2. An Overview of Published Articles

Contribution 1 focuses on enhancing the functionality of crank presses by introducing actuators with dwell in which the output link remains stationary during part of the work cycle. By utilizing a fourth-class structural group, the study expands the capabilities of the crank press, allowing for precise control over the dwell duration. Numerical experiments led to the design of four variants of crank-knee press actuators, optimizing dimensions for improved performance, and the methodology involved kinematic analysis and the development of numerical algorithms and modeling programs. The results demonstrate the ability to regulate dwell duration based on slider guide eccentricity and rack coordinates. The findings provide insights into designing crank-knee presses with specific stroke and dwell requirements, offering potential solutions for precise mechanism synthesis.

In today’s manufacturing landscape, the need for flexibility to swiftly respond to customer demands while maintaining operational efficiency is paramount. Industrial Robots (IRs) have emerged as primary resources for modern factories due to their versatility in executing flexible, reconfigurable, and zero-defect manufacturing tasks. However, the effective implementation of IRs is hindered by limitations in control and programming, especially in dynamic production environments or for complex applications. To address these challenges, new technologies supporting more efficient methods for robot control and programming have been developed. Contribution 2 aims to identify and evaluate the main approaches proposed in scientific papers and by the robotics industry in recent decades. Following a critical review of the standard IR control schematic, the paper discusses available control alternatives, summarizing their characteristics, range of applications, and remaining limitations.

Cellular manufacturing systems are widely embraced for their ability to combine the flexibility of job-shop setups with the productivity of flow-shop arrangements. Recent trends such as shortened product life cycles, demand variations, and new technologies have prompted manufacturing companies to enhance responsiveness and streamline cellular manufacturing life cycles through cell redesign. Sustainability concerns, particularly regarding energy costs, are also driving efforts to develop models supporting the sustainability of cellular manufacturing systems. Contribution 3 provides an overview of recent works on design approaches to enhance responsiveness and sustainability in cellular manufacturing systems, highlighting key findings and suggesting future research directions.

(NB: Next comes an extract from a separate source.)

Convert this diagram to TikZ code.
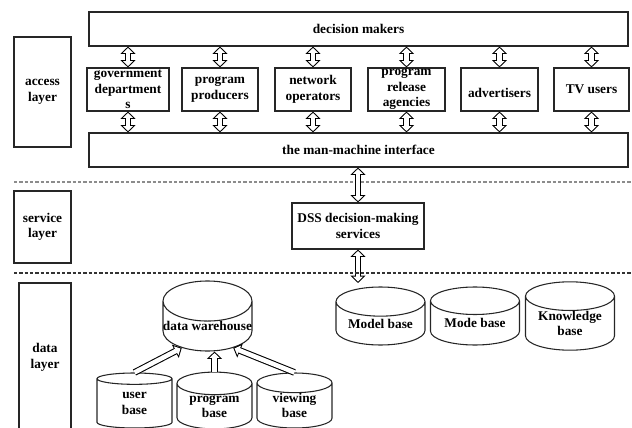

Contribution 4 comprehensively reviews effective control applications using shape memory alloy (SMA) actuators, with a focus on vibration and stiffness control in flexible structures and shape control in aerospace engineering. Various vibration control methods and strategies are discussed, along with control strategies like neuro-fuzzy controllers and the inherent hysteretic behavior of SMAs. Additionally, the applications of SMA actuators in morphing wings in aerospace engineering are reviewed, emphasizing control logics and geometrical parameters. A summary table of the study’s contributions is provided, aiming to facilitate the development of advanced vibration and morphing control techniques using SMA actuators.

The application of Constructal theory to flow design in engineering connects channel architecture with their morphing freedom. Svelteness emerges as a crucial parameter in assessing flow architecture evolution, despite its limited use in engineering applications. Contribution 5 explores the application of Svelteness, understanding its impact and evolution over time, and its relevance in explaining freedom to morph in a flow. Using two configurations, the review illustrates the relevance of using the configuration area for the external length scale, offering insights into its potential as an engineering design tool.

3. Conclusions

In conclusion, the research on crank-slide actuating mechanisms collated in this Special Issue offers promising avenues for the development of more efficient crank presses and forging machines. Overcoming limitations such as slider distortion and design constraints, these mechanisms, especially those employing higher-class structural groups, show potential for improved performance and versatility. However, balancing press rigidity with metal consumption remains a challenge, necessitating innovative solutions like hybrid presses with multiple degrees of freedom.

Meanwhile, the advent of Industry 4.0 has transformed manufacturing, emphasizing adaptability and collaboration among automation equipment and intelligent machines. Yet, challenges persist in maintaining robustness and interoperability. Industrial Robots (IRs), crucial in modern factories, face limitations due to closed architectures, highlighting the need for flexible and open solutions.

Similarly, classical manufacturing systems like DMSs, FMSs, and CMSs confront challenges in adapting to modern trends. CMSs, incorporating group technology, aim to balance flexibility and efficiency but require further enhancements to cope with dynamic changes. Sustainability efforts in manufacturing systems align with global targets, emphasizing energy efficiency and emissions reduction.

Furthermore, research on smart materials, particularly SMA actuators, holds promise for structural systems, offering control over vibration, stiffness, and shape. Although research has predominantly focused on fluid flow, the application of Constructal theory and Svelteness in engineering contexts presents opportunities for optimizing system design and performance. Understanding and leveraging Sv’s significance can guide engineers in developing more efficient flow architectures for various applications.